El lector, atento al curso temático de estos apuntes, se preguntará con toda razón: ¿Si el tópico del compromiso se ha extraviado con esta generación –o tal vez un poco antes–, entonces, qué le reprocha la crítica a los artistas visuales? Está claro que el compromiso, tal y como se pensó a inicios del proceso revolucionario, ya no tiene ni tendrá lugar en las generaciones más recientes. En principio, una crisis de valores fundamentos atenta contra la reedificación de ese credo ideológico. Luego, esta generación ha tenido a su favor la inusitada oportunidad de la apertura, la experiencia del intercambio y la confrontación directa de los focos artísticos más influyentes, del viaje y el retorno, por decirlo de manera simple, suficiente para poder contrastar su contexto de origen, con la realidad que domina a nivel internacional.
Por otro lado, podría decirse que los críticos que han tildado a esta generación de autista y descomprometida, no son, en modo alguno, los críticos de esta generación. Ese discurso recriminatorio emerge en la voz de una franja crítica constituida por otros principios, partícipe de otras inquietudes y otros derroteros estéticos. Franja esta que ha atestiguado el cambio de época, pero se ha aferrado a vivir en el pasado, sin pretensiones de acoplarse a la mentalidad de los tiempos que corren. No insinúo con esto que le falta razón a esos colegas, que ese veredicto ya universalizado no es más que una falacia bien construida. Sin embargo, me parece sospechoso que ese diagnóstico, al hacerse valer, prescinda (o acaso ignore de plano) de la razón que dispone los intereses inmediatos de tantos artistas. El mercado, sin lugar a dudas, es esa razón.

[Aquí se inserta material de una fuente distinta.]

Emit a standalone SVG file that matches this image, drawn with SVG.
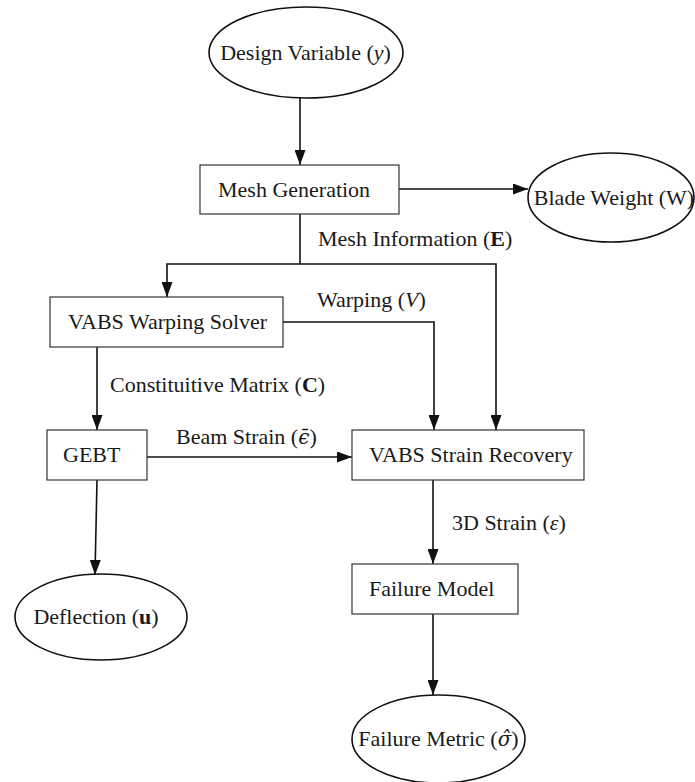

Una prueba sencilla, nos daría la noción de hasta qué punto nuestra crítica se desentiende de esa verdad. Preguntémonos, detenidamente, cuántos textos aparecen en nuestras publicaciones oficiales hablando, con un rigor mínimo, sobre mercado de arte. ¿Alguien tiene una idea alrededor de esto? ¿Tal vez una cifra? La duda, sin temor a equívocos, tributa a la nulidad. Nuestra crítica se torna virgen, enmudecida, cuando de ese tema se trata. Entonces, ¿qué sentido tiene seguir girando en torno a un mismo reproche desfasado, cuando la realidad nos impone hablar sin prejuicios sobre un fenómeno inminente como el mercado? ¿Podemos dialogar con propiedad sobre esta generación y el arte que produce, omitiendo su proyección comercial en ferias y otros eventos de corte promocional? ¿Acaso no nos urge ya armar un sustancioso correlato entre calidad estética y éxito comercial? ¿Se puede independizar el rigor conceptual de, por ejemplo, Wilfredo Prieto, de la escandalosa suma pagada en ARCOmadrid por su Vaso de agua…? Al menos, en la lógica del arte contemporáneo, no parece algo coherente, funcional. Los artistas, los grandes tótems de la posmodernidad, son lo que son de acuerdo con su siempre controvertida mitificación en el ruedo mercantil. Ni el viejo y romántico Lawrence Weiner, ni el kamikaze Francis Alÿs, ni el político Ai Wei Wei, han podido escapar a ese via crucis.
Por otra parte, la ausencia del mercado en nuestro discurso crítico ha originado un terrible desconocimiento, una incultura que se revierte a la postre en una absurda inflación de valores. Lo mismo entre los creadores en ascenso, como entre los ya establecidos, las cifras se evaporan formando una nube negra, un chisme –tan impreciso como cualquier chisme– que engorda o desinfla la expectativa del gremio. Todos parecen disfrutar ese secretismo, el hábito de conjeturar a propósito de tal o más cual artista, de cuánto y a cómo logró vender. Sin embargo, a nadie parece importarle el “a quién”. Los detalles sobre el comprador se vuelven todavía más difusos, más veleidosos, en los predios del rumor.
Si el arte cubano, a fin de cuentas, ha entrado de golpe por la puerta ancha del mercado, ya no podemos permitirnos ciertos criterios que estigmatizan y convierten en tabú la lógica comercial del arte. Los críticos, debemos tomar parte en la actividad de esta época; tenemos que reactualizar nuestro background teórico, mezclar la lectura pesada con los artículos que reportan el último grito dorado en Sotheby´s, Christies y Phillips. Se impone saltar (o mejor, combinar) de Boris Groys a Don Thompson.
La crítica tiene que abandonar de una vez ese convento teorizante, tiene que transgredir ciertos dogmas que le imponen una conducta, no decir esto o aquello. El discurso crítico debería emular la pegada de ciertos reguetones, imposibles de obviar aun cuando el oído se resiste a su pedantería innombrable.